The Ombudsman’s role and powers
- We investigate complaints about ‘maladministration’ and ‘service failure’, which we call ‘fault’. We must also consider whether any fault has had an adverse impact on the person making the complaint, which we call ‘injustice’. We provide a free service but must use public money carefully. We do not start or continue an investigation if we decide:
- any fault has not caused injustice to the person who complained, or
- any injustice is not significant enough to justify our involvement, or
(Local Government Act 1974, section 24A(6), as amended, section 34(B))

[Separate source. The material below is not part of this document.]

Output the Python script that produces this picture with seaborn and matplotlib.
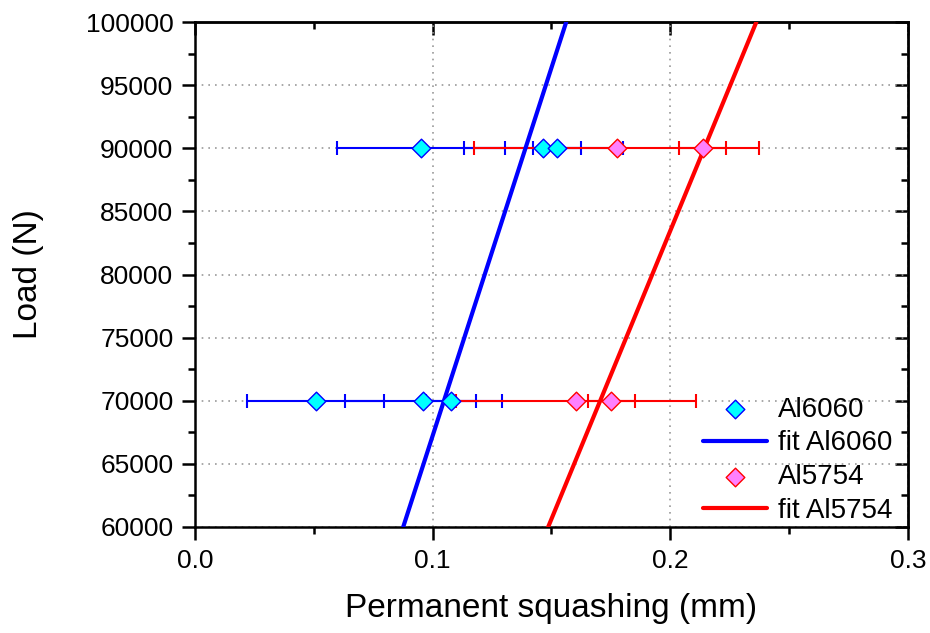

How I considered this complaint
- I considered information from Mr X and the Ombudsman’s Assessment Code.
My assessment
- Mr X says several years ago the sea breached the defences near where he used to swim. He considers that area is now unsafe for him to swim because the beach profile is steeper and there are many dangerous obstacles in the water. Mr X considers the Council has refused to and failed to comply with its duties and responsibilities under a lease it holds with the Crown Estates to maintain and protect the beach from this kind of erosion or other damage. The Council disputes Mr X’s position on its obligations. It says it is undertaking all duties that it is by law required to undertake. The Council says its lease does not require it to protect land or property from coastal erosion, and that the Environment Agency is the operating authority for the area regarding flood risk management.
- It is unlikely we could resolve this dispute about the Council’s legal obligations regarding the beach’s protection and maintenance. But even if we did, and even if Mr X’s position is correct and there has been Council fault relating to the lease and its management of the beach, we will not investigate.
- Mr X’s claimed injustice is that he considers the beach is no longer a safe place for him to swim. There are several other beaches in the immediate area where he could still swim. That he may need to go to a different nearby beach to swim is not a significant personal injustice. We understand Mr X also wants the Council to answer questions he has raised with them relating to this matter. We recognise he may be annoyed and frustrated he has not got responses he wanted from officers on the relevant committee. But that frustration and annoyance would not be a sufficiently significant injustice to Mr X.
Final decision
- We will not investigate Mr X’s complaint because there is insufficient significant personal injustice caused to him by the matters complained of to warrant us investigating.